• [Set task]: From the material below, list every line containing "that".

━━━━━ Material to process

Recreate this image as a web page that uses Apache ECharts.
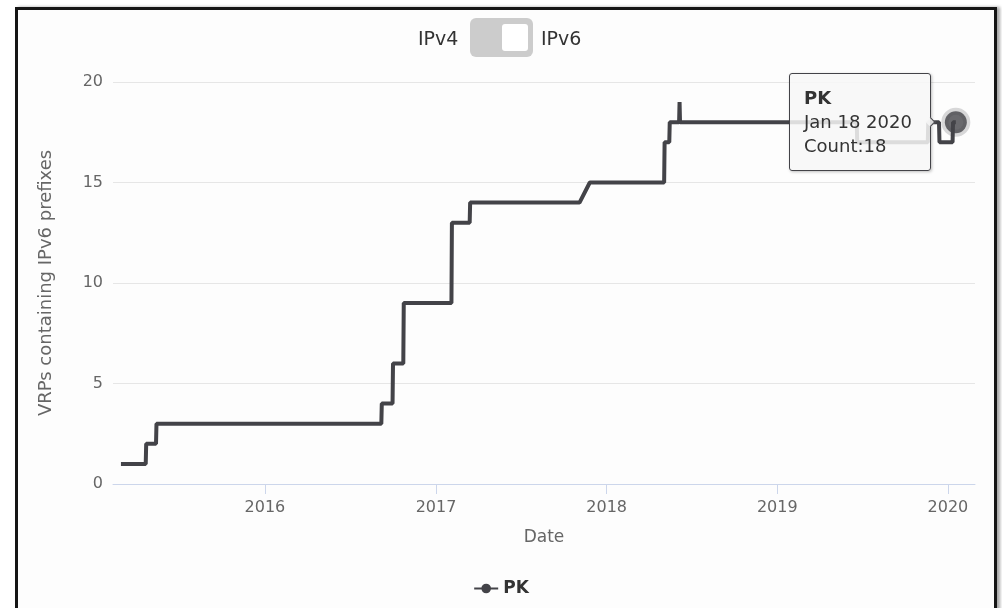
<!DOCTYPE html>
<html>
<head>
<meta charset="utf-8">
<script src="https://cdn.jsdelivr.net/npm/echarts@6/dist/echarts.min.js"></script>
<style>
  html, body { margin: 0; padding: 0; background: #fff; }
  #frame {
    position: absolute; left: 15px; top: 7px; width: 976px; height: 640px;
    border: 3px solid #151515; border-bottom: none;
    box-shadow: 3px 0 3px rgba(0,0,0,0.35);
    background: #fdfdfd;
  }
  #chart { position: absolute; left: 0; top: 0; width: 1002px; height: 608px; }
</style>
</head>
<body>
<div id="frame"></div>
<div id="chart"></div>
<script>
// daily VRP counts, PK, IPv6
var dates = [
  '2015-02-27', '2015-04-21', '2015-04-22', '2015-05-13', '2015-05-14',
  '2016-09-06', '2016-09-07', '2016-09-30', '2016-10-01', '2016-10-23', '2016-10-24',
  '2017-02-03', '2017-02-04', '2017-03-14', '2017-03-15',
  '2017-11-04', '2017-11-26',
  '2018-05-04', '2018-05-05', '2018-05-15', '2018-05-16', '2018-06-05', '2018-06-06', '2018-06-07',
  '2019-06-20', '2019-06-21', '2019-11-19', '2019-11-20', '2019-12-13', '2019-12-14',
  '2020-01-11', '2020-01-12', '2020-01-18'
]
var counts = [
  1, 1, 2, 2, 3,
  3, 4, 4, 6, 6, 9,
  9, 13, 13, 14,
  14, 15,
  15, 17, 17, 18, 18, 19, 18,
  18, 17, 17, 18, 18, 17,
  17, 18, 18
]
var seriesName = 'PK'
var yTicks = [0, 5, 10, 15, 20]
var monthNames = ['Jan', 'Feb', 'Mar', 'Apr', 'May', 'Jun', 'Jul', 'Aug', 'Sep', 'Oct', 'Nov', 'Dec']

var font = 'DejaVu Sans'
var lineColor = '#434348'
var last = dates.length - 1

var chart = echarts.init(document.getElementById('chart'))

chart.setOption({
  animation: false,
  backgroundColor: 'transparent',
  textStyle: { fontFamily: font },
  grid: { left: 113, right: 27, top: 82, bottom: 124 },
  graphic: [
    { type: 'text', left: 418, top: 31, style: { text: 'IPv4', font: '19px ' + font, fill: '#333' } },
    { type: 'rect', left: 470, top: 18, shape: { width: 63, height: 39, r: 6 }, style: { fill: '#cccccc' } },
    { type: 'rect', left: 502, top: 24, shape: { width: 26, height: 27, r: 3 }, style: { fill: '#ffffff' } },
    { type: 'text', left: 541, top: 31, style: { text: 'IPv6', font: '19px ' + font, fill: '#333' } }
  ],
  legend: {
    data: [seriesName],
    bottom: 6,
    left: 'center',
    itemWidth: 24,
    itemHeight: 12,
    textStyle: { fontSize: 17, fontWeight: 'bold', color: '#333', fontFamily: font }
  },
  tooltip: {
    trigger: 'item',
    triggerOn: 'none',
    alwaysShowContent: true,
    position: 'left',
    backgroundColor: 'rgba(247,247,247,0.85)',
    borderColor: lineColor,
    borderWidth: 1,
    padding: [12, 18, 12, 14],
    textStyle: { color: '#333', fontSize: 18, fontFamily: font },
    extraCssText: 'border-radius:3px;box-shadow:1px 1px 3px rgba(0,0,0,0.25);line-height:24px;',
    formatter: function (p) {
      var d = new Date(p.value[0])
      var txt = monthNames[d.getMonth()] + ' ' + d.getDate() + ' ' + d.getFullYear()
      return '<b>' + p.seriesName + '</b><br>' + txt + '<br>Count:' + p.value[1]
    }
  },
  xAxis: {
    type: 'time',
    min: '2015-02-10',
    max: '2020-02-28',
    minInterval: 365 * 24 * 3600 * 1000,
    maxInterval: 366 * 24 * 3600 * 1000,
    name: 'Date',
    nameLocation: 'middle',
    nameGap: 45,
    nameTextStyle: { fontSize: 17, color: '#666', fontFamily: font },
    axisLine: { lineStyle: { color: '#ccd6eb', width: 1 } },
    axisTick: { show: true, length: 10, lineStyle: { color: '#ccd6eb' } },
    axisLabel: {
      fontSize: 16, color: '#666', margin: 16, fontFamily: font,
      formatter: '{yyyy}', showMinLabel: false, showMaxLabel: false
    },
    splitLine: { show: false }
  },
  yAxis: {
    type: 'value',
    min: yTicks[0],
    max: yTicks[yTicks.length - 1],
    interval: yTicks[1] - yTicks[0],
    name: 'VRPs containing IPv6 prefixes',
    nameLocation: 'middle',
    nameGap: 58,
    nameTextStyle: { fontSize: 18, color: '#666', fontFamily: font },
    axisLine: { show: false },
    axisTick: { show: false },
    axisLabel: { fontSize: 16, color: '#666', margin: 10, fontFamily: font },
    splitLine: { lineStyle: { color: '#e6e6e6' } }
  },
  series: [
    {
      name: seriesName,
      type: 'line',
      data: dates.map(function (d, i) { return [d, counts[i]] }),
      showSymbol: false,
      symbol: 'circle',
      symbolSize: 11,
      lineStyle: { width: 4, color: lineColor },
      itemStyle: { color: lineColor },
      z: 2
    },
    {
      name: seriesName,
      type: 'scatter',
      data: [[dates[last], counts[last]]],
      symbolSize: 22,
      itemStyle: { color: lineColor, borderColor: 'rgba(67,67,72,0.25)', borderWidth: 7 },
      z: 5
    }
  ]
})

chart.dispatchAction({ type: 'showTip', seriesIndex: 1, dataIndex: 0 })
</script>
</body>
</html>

━━━━━━━━━━
━━━━━ Material to process

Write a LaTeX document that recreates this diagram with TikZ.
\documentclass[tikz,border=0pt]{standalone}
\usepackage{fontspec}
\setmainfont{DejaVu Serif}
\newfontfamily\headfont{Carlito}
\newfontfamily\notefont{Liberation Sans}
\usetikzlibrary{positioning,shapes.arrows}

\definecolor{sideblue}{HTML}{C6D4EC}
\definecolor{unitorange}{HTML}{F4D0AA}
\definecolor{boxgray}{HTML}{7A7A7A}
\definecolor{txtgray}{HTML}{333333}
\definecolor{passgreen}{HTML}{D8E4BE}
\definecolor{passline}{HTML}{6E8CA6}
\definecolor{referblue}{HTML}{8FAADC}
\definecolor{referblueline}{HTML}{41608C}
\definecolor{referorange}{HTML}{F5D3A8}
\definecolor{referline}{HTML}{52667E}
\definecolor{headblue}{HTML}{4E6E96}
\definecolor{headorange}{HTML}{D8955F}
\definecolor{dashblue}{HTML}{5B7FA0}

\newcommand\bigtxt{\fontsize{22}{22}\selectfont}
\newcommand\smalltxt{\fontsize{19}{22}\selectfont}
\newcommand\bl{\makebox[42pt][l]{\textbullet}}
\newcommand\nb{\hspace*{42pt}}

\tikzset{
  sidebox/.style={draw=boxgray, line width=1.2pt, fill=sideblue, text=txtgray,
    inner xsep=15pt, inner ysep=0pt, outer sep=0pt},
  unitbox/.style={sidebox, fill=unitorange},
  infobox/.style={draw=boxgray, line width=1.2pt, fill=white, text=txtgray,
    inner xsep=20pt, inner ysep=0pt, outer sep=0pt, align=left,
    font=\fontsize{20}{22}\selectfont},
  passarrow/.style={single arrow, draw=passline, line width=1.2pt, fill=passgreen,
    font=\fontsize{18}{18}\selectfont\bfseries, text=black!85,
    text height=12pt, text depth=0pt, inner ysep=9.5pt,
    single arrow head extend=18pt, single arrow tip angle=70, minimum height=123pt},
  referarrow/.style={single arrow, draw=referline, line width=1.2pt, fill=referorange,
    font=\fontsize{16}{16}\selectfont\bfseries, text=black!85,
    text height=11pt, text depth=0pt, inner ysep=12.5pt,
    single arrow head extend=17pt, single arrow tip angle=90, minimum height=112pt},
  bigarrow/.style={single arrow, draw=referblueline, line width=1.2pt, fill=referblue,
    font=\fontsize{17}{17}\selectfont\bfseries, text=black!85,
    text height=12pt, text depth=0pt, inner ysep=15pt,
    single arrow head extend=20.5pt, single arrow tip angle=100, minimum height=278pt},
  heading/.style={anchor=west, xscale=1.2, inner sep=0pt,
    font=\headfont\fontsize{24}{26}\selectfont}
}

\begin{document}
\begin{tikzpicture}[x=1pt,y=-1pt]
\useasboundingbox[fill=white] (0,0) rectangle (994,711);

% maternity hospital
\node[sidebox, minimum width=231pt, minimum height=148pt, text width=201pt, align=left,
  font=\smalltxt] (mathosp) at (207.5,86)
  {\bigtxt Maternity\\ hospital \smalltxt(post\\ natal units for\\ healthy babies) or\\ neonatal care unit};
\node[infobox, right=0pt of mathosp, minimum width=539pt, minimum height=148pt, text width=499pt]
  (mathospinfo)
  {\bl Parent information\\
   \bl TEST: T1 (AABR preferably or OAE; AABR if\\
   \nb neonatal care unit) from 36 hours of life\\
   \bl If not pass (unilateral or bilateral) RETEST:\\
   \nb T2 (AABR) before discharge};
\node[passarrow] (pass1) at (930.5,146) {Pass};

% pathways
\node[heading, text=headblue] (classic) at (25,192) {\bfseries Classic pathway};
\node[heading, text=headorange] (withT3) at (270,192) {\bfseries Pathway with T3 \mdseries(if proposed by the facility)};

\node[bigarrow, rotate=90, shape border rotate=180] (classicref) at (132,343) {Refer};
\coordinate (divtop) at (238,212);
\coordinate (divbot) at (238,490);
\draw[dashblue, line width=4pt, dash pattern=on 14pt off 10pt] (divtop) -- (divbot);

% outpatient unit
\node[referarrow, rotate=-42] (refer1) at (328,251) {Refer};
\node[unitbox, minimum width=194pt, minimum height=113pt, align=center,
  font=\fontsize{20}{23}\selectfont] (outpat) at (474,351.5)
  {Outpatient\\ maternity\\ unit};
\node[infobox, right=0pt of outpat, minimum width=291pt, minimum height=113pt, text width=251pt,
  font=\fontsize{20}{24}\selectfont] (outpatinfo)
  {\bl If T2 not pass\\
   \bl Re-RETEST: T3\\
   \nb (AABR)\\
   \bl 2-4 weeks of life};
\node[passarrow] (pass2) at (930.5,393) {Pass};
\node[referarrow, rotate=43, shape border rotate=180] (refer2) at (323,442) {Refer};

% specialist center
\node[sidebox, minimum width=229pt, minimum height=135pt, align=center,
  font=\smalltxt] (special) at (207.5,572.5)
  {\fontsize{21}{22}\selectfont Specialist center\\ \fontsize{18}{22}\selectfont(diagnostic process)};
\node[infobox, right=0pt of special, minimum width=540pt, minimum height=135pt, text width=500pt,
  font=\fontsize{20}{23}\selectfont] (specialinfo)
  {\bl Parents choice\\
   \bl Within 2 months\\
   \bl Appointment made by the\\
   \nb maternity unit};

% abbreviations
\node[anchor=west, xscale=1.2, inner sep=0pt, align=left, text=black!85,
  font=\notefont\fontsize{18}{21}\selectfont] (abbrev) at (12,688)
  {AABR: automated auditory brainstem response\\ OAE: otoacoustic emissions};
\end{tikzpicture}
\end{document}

━━━━━━━━━━
━━━━━ Material to process

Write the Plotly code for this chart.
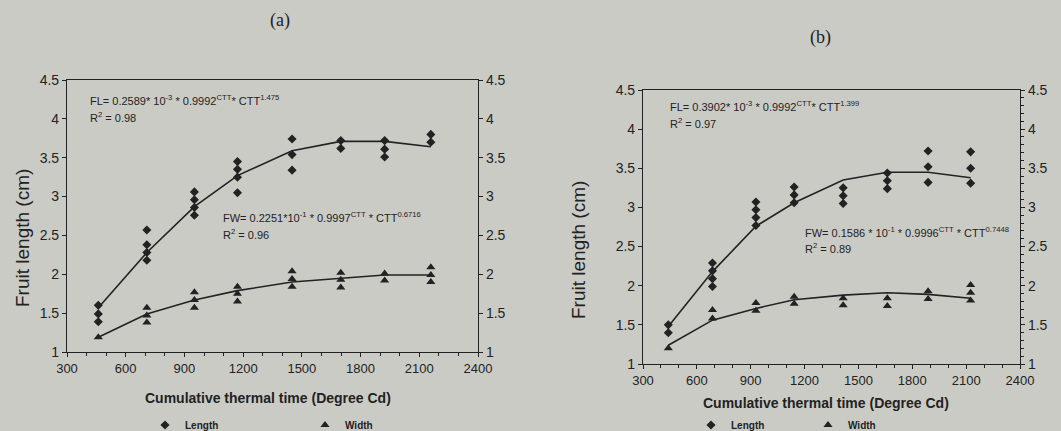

━━━━━━━━━━

• [Finished answer]:
Recreate this image as a web page that uses Apache ECharts.
Write a LaTeX document that recreates this diagram with TikZ.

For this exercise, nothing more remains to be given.